If your renewal is inside twelve months and you have not started, the next thirty days are the most important you will spend. Contact Us for a no-obligation renewal readiness assessment.
For broader context, see our pillar on AWS EDP negotiation, the deep-dive on when to renegotiate mid-term, and our coverage of currently-achievable discount tiers.
Frequently asked questions.
How early before expiry should I start an EDP renewal?
Eighteen months is the optimal lead time. Twelve months is the practical minimum for a strong outcome. Inside six months, you have lost most of the meaningful leverage and the renewal will land closer to the AWS opening proposal.
Will AWS pressure me to renew early?
Yes, often. AWS account teams will sometimes offer a modest incremental discount for early signature, typically 1–3 percentage points.

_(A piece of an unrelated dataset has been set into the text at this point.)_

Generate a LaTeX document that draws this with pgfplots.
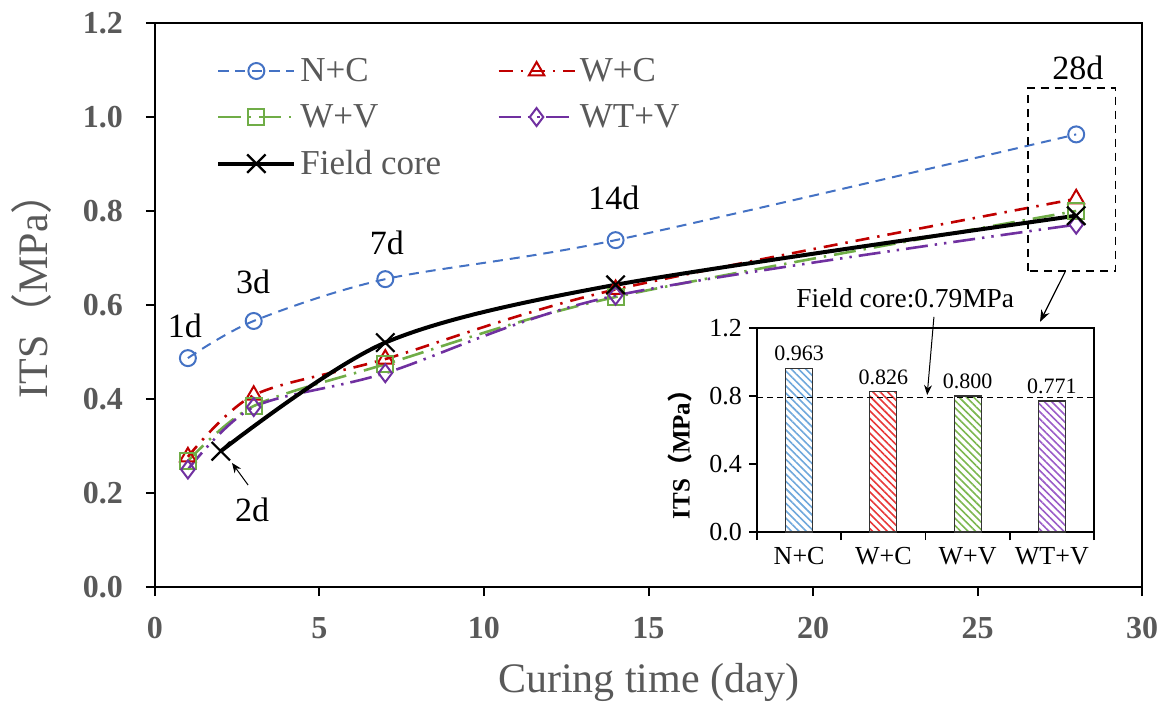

The math almost never works for the buyer once you account for the lost preparation time and competitive benchmarking window. Politely decline early-renewal offers unless the discount uplift is large enough to outweigh six additional months of preparation value.
What if my EDP expires in a non-optimal quarter?
Request a short extension on existing terms — AWS routinely grants 30–90-day extensions — and pull the renewal close date into the final two weeks of an AWS quarter (March, June, September, or December). The pay-as-you-go cost during the extension is usually offset many times over by the improved end-of-quarter discount.
Do I really need a competitive Azure or GCP bid?
If you are at $5M+ annual AWS commitment, yes. Even buyers with no real intention of switching benefit from a documented competitive engagement. The bid does not need to cover your entire estate — a defined slice of workloads is sufficient to establish credible alternative pricing.
Should I tell AWS I am working with an independent advisor?
Generally yes, but selectively. Disclosing that you have outside support with comparable-deal benchmarking data signals seriousness and changes the AWS commercial team's calibration. Withholding the disclosure is sometimes appropriate when the advisor's role is limited or tactical. Discuss with your advisor before disclosing.